Языковый закон стал апогеем националистического курса, которым потащили после Майдана полиязычную мультикутурную страну, и является знаковым результатом этого перманентного дрейфа вправо. Антикоммунистическая украинская власть пришла к отрицанию фундаментального принципа буржуазной демократии, воплощенного в лозунге: «свобода, равенство, братство» — в качестве довеска к растущему социальному угнетению. Налогоплательщики формально равны перед конституцией — вне зависимости от языка, веры или политических взглядов. Однако русскоязычных граждан настойчиво хотят превратить в людей третьего сорта. Языковый закон демонстративно ставит русский на самое последнее место — даже после языков стран ЕС, на которых говорят наши белые господа. Ну а свобода и братство, словно в насмешку, давно превратились в Украине в названия ультраправых партий, которые активно выступают за дискриминацию русскоязычных.

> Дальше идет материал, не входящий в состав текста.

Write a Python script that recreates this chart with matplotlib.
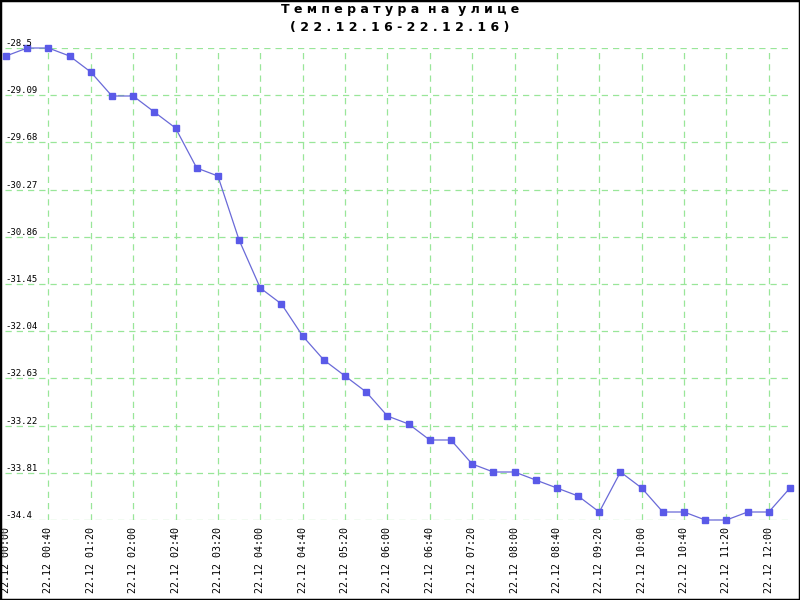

Все это было вполне предсказуемо — хотя пять лет назад люди с хорошими лицами весело смеялись, когда их предупреждали, что новая власть обдерет до нитки народ, расколет общество, ограничит свободы, развяжет руки нацистам, введет цензуру, перепишет историю, снесет памятники, переименует улицы, города, и будет вытеснять из общества русский. Однако эти очевидные прогнозы украинского будущего неизменно проходили у русскоязычной либеральной интеллигенции под грифом смешных кремлевских страшилок. И даже сейчас эта категория украинских патриотов стреляет себе в ногу, поддерживая ограничения языка, на котором она сама пишет и говорит.
«Принятие драконовского закона о языках. Закона, нарушающего статью почитаемой мной Конституции Украины. Закона, противоречащего воле 75% населения Украины. Закона, навязывающего через допотопный парламент моноэтническую архаику людям XXI века и тем самым раскалывающего страну и окончательно отталкивающего Донбасс. Я в шоке от того, как быстро мои русскоязычные литературные коллеги начали заползать обратно в силки этнического страха. Это трусость как травма?» — спрашивает у них киевская поэтесса Евгения Бильченко.
Но это уже не столько про «испанский стыд», сколько про «стокгольмский синдром», когда жертвы становятся на защиту своих насильников.